The two actors were perhaps a little too good together — at least from the perspective of their spouses. The American public assumed Garner and Hartley were married. "[Mariette] and Jim were the couple bickering spiritedly on the Polaroid TV commercials. The repartee seemed so genuine that many viewers assumed the two were married—or so press agents hinted," People wrote in 1979.
Hartley began wearing a T-shirt declaring, I AM NOT MRS. JAMES GARNER! She had one printed up for her son that read I AM NOT JAMES GARNER'S CHILD. Yes, her husband, Patrick Boyriven, sported one that said, I AM NOT JAMES GARNER! Ironically, Hartley had met Boyriven when the two were testing for a commercial spot for Folgers coffee.
Garner, who was happily married to Lois Fleishman Clarke for 58 years, from 1956 to his death in 2014, got in on the fun, too. He made Lois a T-shirt with the line I AM MRS. JAMES GARNER.
The Polaroid ads provided a nice boost to Hartley's career. Before then, she was perhaps best known for numerous small roles on Westerns, from Gunsmoke and Bonanza to Death Valley Days and Daniel Boone.
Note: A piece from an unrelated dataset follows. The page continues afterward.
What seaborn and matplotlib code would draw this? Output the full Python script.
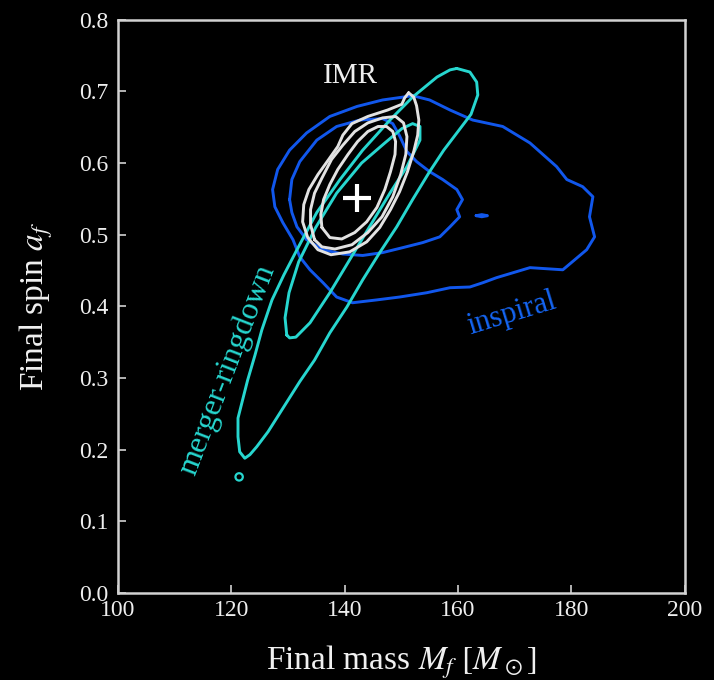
import seaborn as sns
import matplotlib.pyplot as plt

# ------------------------------------------------------------
# Contour outlines: final mass (M_sun), final spin
# ------------------------------------------------------------
# inspiral, outer / inner credible region
insp90_m = [152.0, 150.3, 146.7, 142.2, 137.4, 133.3, 130.3, 128.2, 127.3, 127.7,
            129.1, 130.9, 132.1, 133.9, 136.2, 138.6, 141.4, 145.7, 149.7, 154.5,
            158.6, 162.1, 164.4, 166.8, 172.7, 178.5, 182.7, 184.1, 183.2, 183.8,
            182.0, 179.2, 177.4, 172.7, 167.9, 162.6, 158.6, 155.0]
insp90_a = [0.694, 0.692, 0.688, 0.679, 0.665, 0.642, 0.618, 0.591, 0.563, 0.539,
            0.517, 0.493, 0.469, 0.451, 0.433, 0.413, 0.405, 0.409, 0.413, 0.419,
            0.426, 0.427, 0.433, 0.440, 0.454, 0.451, 0.479, 0.497, 0.525, 0.553,
            0.567, 0.577, 0.595, 0.628, 0.651, 0.660, 0.674, 0.688]
insp50_m = [130.3, 130.7, 132.1, 135.1, 138.6, 142.7, 146.7, 148.5, 149.7, 151.0,
            152.7, 155.0, 157.3, 159.8, 160.8, 159.8, 160.3, 158.6, 156.8, 153.8,
            150.3, 146.7, 143.2, 139.7, 136.2, 133.3, 131.6, 130.7]
insp50_a = [0.549, 0.577, 0.602, 0.632, 0.651, 0.660, 0.662, 0.655, 0.638, 0.616,
            0.602, 0.588, 0.577, 0.563, 0.549, 0.535, 0.525, 0.511, 0.497, 0.489,
            0.482, 0.475, 0.471, 0.473, 0.479, 0.493, 0.511, 0.531]
insp_isl_m = [163.2, 164.2, 165.2, 164.2]
insp_isl_a = [0.5265, 0.528, 0.5265, 0.525]

# merger-ringdown
mr90_m = [159.8, 162.1, 163.3, 163.5, 162.3, 160.0, 157.5, 155.0, 152.0, 149.2,
          146.2, 143.2, 140.4, 137.4, 134.7, 132.1, 128.9, 126.5, 124.5, 123.3,
          122.4, 121.5, 121.2, 121.2, 122.0, 122.9, 124.2, 125.4, 127.2, 129.3,
          131.6, 135.1, 139.2, 143.2, 148.0, 152.0, 156.3, 158.6]
mr90_a = [0.732, 0.727, 0.713, 0.695, 0.668, 0.644, 0.618, 0.588, 0.549, 0.511,
          0.475, 0.437, 0.399, 0.363, 0.325, 0.295, 0.255, 0.225, 0.204, 0.193,
          0.188, 0.197, 0.218, 0.244, 0.269, 0.297, 0.332, 0.367, 0.409, 0.444,
          0.479, 0.531, 0.577, 0.618, 0.660, 0.692, 0.720, 0.730]
mr50_m = [129.8, 129.5, 130.2, 131.9, 134.9, 138.6, 143.0, 147.1, 150.1, 152.0,
          153.3, 153.3, 151.0, 148.0, 144.4, 140.9, 137.4, 133.9, 131.4, 130.3]
mr50_a = [0.360, 0.384, 0.419, 0.462, 0.510, 0.558, 0.600, 0.628, 0.648, 0.655,
          0.651, 0.632, 0.595, 0.558, 0.511, 0.465, 0.419, 0.377, 0.357, 0.356]
mr_isl_m = [121.4]
mr_isl_a = [0.162]

# full IMR
imr90_m = [151.3, 152.2, 152.7, 153.1, 152.9, 152.2, 151.1, 149.7, 148.1, 146.2,
           143.9, 140.9, 137.6, 135.3, 133.5, 132.6, 132.8, 133.7, 135.3, 137.2,
           138.8, 139.7, 141.3, 144.1, 147.6, 150.1, 150.6]
imr90_a = [0.698, 0.692, 0.680, 0.660, 0.639, 0.616, 0.588, 0.560, 0.535, 0.510,
           0.490, 0.476, 0.472, 0.479, 0.496, 0.518, 0.542, 0.563, 0.584, 0.605,
           0.623, 0.639, 0.655, 0.665, 0.674, 0.682, 0.691]
imr_mid_m = [134.7, 134.0, 134.0, 134.7, 136.0, 137.7, 139.7, 141.8, 144.1, 146.7,
             149.0, 150.4, 151.0, 150.8, 149.9, 148.5, 146.6, 144.1, 141.3, 138.3,
             136.0]
imr_mid_a = [0.493, 0.514, 0.535, 0.558, 0.579, 0.605, 0.625, 0.644, 0.656, 0.663,
             0.665, 0.656, 0.637, 0.612, 0.584, 0.553, 0.525, 0.503, 0.486, 0.480,
             0.483]
imr50_m = [136.0, 135.8, 136.3, 137.4, 138.8, 140.6, 142.3, 144.1, 145.9, 147.4,
           148.5, 149.0, 148.9, 148.1, 147.1, 145.7, 143.9, 141.8, 139.5, 137.4]
imr50_a = [0.510, 0.528, 0.549, 0.570, 0.591, 0.612, 0.630, 0.644, 0.651, 0.651,
           0.644, 0.630, 0.612, 0.588, 0.563, 0.538, 0.518, 0.503, 0.494, 0.496]
imr_peak_m = [142.2]
imr_peak_a = [0.551]

x_ticks = [100, 120, 140, 160, 180, 200]
y_ticks = [0.0, 0.1, 0.2, 0.3, 0.4, 0.5, 0.6, 0.7, 0.8]

BLUE = "#1157ec"
CYAN = "#27d6cf"
WHITE = "#e2e2e2"

# -------------------------------
# Style
# -------------------------------
sns.set_theme(style="dark")
plt.rcParams["font.family"] = ["Liberation Serif", "DejaVu Serif"]
plt.rcParams["mathtext.fontset"] = "stix"
plt.rcParams["lines.solid_joinstyle"] = "round"

fig = plt.figure(figsize=(7.14, 6.80), dpi=100, facecolor="black")
ax = fig.add_axes([0.165, 0.128, 0.794, 0.843])
ax.set_facecolor("black")


def outline(m, a, color, lw=2.1):
    # closed contour drawn in the given point order
    sns.lineplot(x=m + m[:1], y=a + a[:1], sort=False, estimator=None,
                 color=color, lw=lw, ax=ax)


outline(insp90_m, insp90_a, BLUE)
outline(insp50_m, insp50_a, BLUE)
outline(insp_isl_m, insp_isl_a, BLUE)
outline(mr90_m, mr90_a, CYAN)
outline(mr50_m, mr50_a, CYAN)
outline(imr90_m, imr90_a, WHITE)
outline(imr_mid_m, imr_mid_a, WHITE)
outline(imr50_m, imr50_a, WHITE)
sns.scatterplot(x=mr_isl_m, y=mr_isl_a, marker="o", s=28, facecolor="none",
                edgecolor=CYAN, linewidth=1.6, ax=ax)
sns.scatterplot(x=imr_peak_m, y=imr_peak_a, marker="+", s=380, linewidth=3,
                color="white", ax=ax, zorder=5)

# labels on the curves
ax.text(141.1, 0.722, "IMR", color="#eeeeee", fontsize=21, ha="center", va="center")
ax.text(169.6, 0.390, "inspiral", color="#1565f2", fontsize=22, rotation=17,
        ha="center", va="center")
ax.text(119.3, 0.312, "merger-ringdown", color=CYAN, fontsize=23, rotation=69,
        ha="center", va="center")

# -------------------------------
# Axes
# -------------------------------
ax.set_xlim(100, 200)
ax.set_ylim(0, 0.8)
ax.set_xticks(x_ticks)
ax.set_yticks(y_ticks)
ax.set_yticklabels([f"{v:.1f}" for v in y_ticks])
ax.grid(False)
for s in ax.spines.values():
    s.set_visible(True)
    s.set_color("#d2d2d2")
    s.set_linewidth(1.8)
ax.tick_params(direction="in", length=6, width=1.2, color="#d2d2d2",
               labelcolor="#eeeeee", labelsize=17, bottom=True, left=True)
ax.tick_params(axis="x", pad=5)
ax.tick_params(axis="y", pad=7)
ax.set_xlabel(r"Final mass $M_f\ [M_\odot]$", color="#f0f0f0", fontsize=24, labelpad=16)
ax.set_ylabel(r"Final spin $a_f$", color="#f0f0f0", fontsize=24, labelpad=17)

fig.savefig("out.png", dpi=100, facecolor="black")
plt.close(fig)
Surprisingly, she never appeared on Maverick.
But because of her winning chemistry with Garner, Hartley was booked in the season six premiere of The Rockford Files. The role earned her an Emmy nomination. She also took home an Emmy trophy for a guest spot on The Incredible Hulk. In 1979, she also landed a lead role in the television special The Halloween That Almost Wasn't.
The Polaroid ad may have turbo-charged her career, but Hartley did have to put up with some nagging personal issues. Like the fact that everyone still thought she had a romantic relationship with Garner. Even today, people perhaps think that was Garner's wife alongside him in the camera commercials. No, they were merely a wonderful comedic duo. Being talented has its side-effects.